The Biennale’s national pavilions are a bit spottier: the pavilions of Iraq, Arab Syrian Republic, Pakistan, Bosnia-Herzegovina, Cyprus, New Zealand, Romania, and Iceland are all currently closed until further notice.
Other institutions have been lucky. The Accademia, the Ducal Palace, and the Correr Museum all confirmed that no works of art had been damaged. While the Accademia was able to reopen its doors today, the latter two institutions—both located in the hard-hit St. Mark’s Square—are closed for the time being.A representative for the Pinault Collection, which is housed in the Palazzo Grassi and Punta della Dogana, confirmed to Artnet News that “no damage has been done to the exhibited artworks, although some necessary steps are required to verify the proper functioning of the systems and services of both venues.” That’s good news for Luc Tuymans, the subject of a solo show at Palazzo Grassi, and the 36 artists whose work hangs in an ongoing group show at Punta della Dogana.
The safety of Venice’s extensive art collections comes in contrast to widespread descriptions of general devastation. According to the BBC, more than 80% of the city was underwater at high tide, with waters reaching up heights up to 6 feet.

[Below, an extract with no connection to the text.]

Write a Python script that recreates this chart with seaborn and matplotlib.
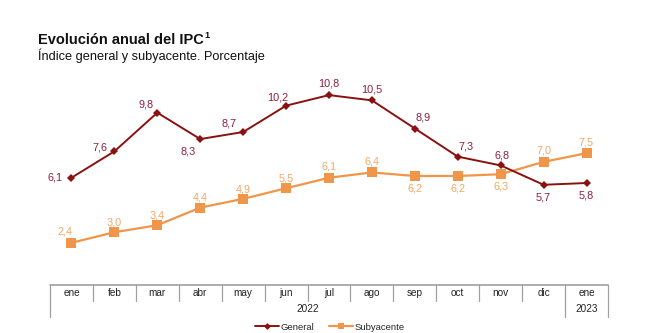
import matplotlib
matplotlib.use("Agg")
import matplotlib.pyplot as plt
import seaborn as sns
import pandas as pd
import numpy as np

months = ["ene", "feb", "mar", "abr", "may", "jun", "jul", "ago", "sep", "oct", "nov", "dic", "ene"]
years = ["2022", "2023"]
general = [6.1, 7.6, 9.8, 8.3, 8.7, 10.2, 10.8, 10.5, 8.9, 7.3, 6.8, 5.7, 5.8]
subyacente = [2.4, 3.0, 3.4, 4.4, 4.9, 5.5, 6.1, 6.4, 6.2, 6.2, 6.3, 7.0, 7.5]

sns.set_theme(style="white")
plt.rcParams['font.family'] = ['Liberation Sans', 'DejaVu Sans']

C_GEN = "#8B1111"
C_GEN_TXT = "#8E1F3F"
C_SUB = "#F0964A"
C_SUB_TXT = "#F4A865"

fig = plt.figure(figsize=(6.52, 3.33), dpi=100)
W, H = 652, 333

def ax_rect(x0, y0, x1, y1):
    return [x0 / W, 1 - y1 / H, (x1 - x0) / W, (y1 - y0) / H]

ax = fig.add_axes(ax_rect(50, 74, 608, 285))
x = np.arange(len(months))
df = pd.DataFrame({"x": x, "General": general, "Subyacente": subyacente})

sns.lineplot(data=df, x="x", y="Subyacente", ax=ax, color=C_SUB, lw=1.6,
             marker="s", markersize=6.5, markeredgewidth=0, label="Subyacente")
sns.lineplot(data=df, x="x", y="General", ax=ax, color=C_GEN, lw=1.4,
             marker="D", markersize=4.5, markeredgewidth=0, label="General")
ax.set_xlim(-0.5, len(months) - 0.5)
ax.set_ylim(0, 12)
ax.axis("off")
ax.get_legend().remove()

# label offsets in points (dx, dy)
gen_off = [(-12, 0), (-10, 3), (-8, 6), (-9, -9), (-10, 6), (-6, 6), (0, 8), (0, 8),
           (6, 8), (6, 7), (1, 7), (0, -9), (0, -9)]
sub_off = [(-5, 8), (0, 7), (0, 7), (0, 7), (0, 7), (0, 7), (0, 8), (0, 8),
           (0, -9), (0, -9), (0, -9), (0, 8), (0, 8)]
for i in range(len(months)):
    ax.annotate(f"{general[i]:.1f}".replace(".", ","), (x[i], general[i]),
                xytext=gen_off[i], textcoords="offset points", ha="center", va="center",
                fontsize=7.8, color=C_GEN_TXT)
    ax.annotate(f"{subyacente[i]:.1f}".replace(".", ","), (x[i], subyacente[i]),
                xytext=sub_off[i], textcoords="offset points", ha="center", va="center",
                fontsize=7.8, color=C_SUB_TXT)

# category table below
tax = fig.add_axes(ax_rect(50, 285, 608, 317))
tax.set_xlim(-0.5, len(months) - 0.5)
tax.set_ylim(0, 2)
tax.axis("off")
gc = "#A0A0A0"
tax.plot([-0.5, len(months) - 0.5], [2, 2], color=gc, lw=1.2, clip_on=False)
for b in range(len(months) + 1):
    xb = b - 0.5
    full = b in (0, len(months) - 1, len(months))
    tax.plot([xb, xb], [0 if full else 1, 2], color=gc, lw=0.9, clip_on=False)
for i, m in enumerate(months):
    tax.text(i, 1.5, m, ha="center", va="center", fontsize=7.2, color="#222222")
tax.text(5.5, 0.5, years[0], ha="center", va="center", fontsize=7.2, color="#222222")
tax.text(12, 0.5, years[1], ha="center", va="center", fontsize=7.2, color="#222222")

# legend
from matplotlib.lines import Line2D
handles = [Line2D([], [], color=C_GEN, lw=1.4, marker="D", markersize=3.5, markeredgewidth=0),
           Line2D([], [], color=C_SUB, lw=1.6, marker="s", markersize=4.5, markeredgewidth=0)]
fig.legend(handles, ["General", "Subyacente"], loc="center", bbox_to_anchor=(330 / W, 1 - 327 / H),
           ncol=2, frameon=False, fontsize=6.8, handlelength=2.5, handletextpad=0.2,
           columnspacing=1.6)

t = fig.text(38 / W, 1 - 40 / H, "Evolución anual del IPC", fontsize=10.5, fontweight="bold",
             ha="left", va="center", color="#111111")
fig.canvas.draw()
bb = t.get_window_extent()
fig.text((bb.x1 + 1) / W, 1 - 35 / H, "1", fontsize=6.5, fontweight="bold",
         ha="left", va="center", color="#111111")
fig.text(38 / W, 1 - 56 / H, "Índice general y subyacente. Porcentaje", fontsize=9.2,
         ha="left", va="center", color="#111111")

fig.savefig("out.png", dpi=100)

Additionally, the United Nations announced that their UNESCO World Heritage team is “closely monitoring the state of conservation of the World Heritage Site of Venice and its lagoon,” adding that “the site is also highly vulnerable to the negative impacts of climate change.” In a tweet yesterday, Luigi Brugnaro, mayor of Venice, cited climate change as the root cause of the disaster.
Meanwhile, there’s no lack of art at the Venice Biennale that attempts to shine a spotlight on this hot-button issue. That includes the Golden Lion-winning Lithuanian Pavilion, titled Sun & Sea (Marina), which Artnet News’ Julia Halperin called “a subtly unnerving performance about the laziness that leads to the end of the world.” The presentation took the form of a live opera performed by a cast which, during a day out on an artificial beach, sang about the slight yet ultimately dire shifts caused by climate change.
“We see the effects of climate change far away from where we are, and we turn away,” the pavilion’s curator, Lucia Pietroiusti, told Artnet News. “The same effects get closer, and we call them ‘events,’ expecting everything to return to normal some time soon. This is just another way of turning away: away from the unfathomable at our doorstep. The climate disaster is a problem of the economy, colonialism, politics, infrastructure, and also of imagination. We did once learn that the earth was not at the centre of the universe. Embodying and embedding a deeper ecological consciousness, realizing that we are enmeshed in–and not at the center of–this planet is equally possible.”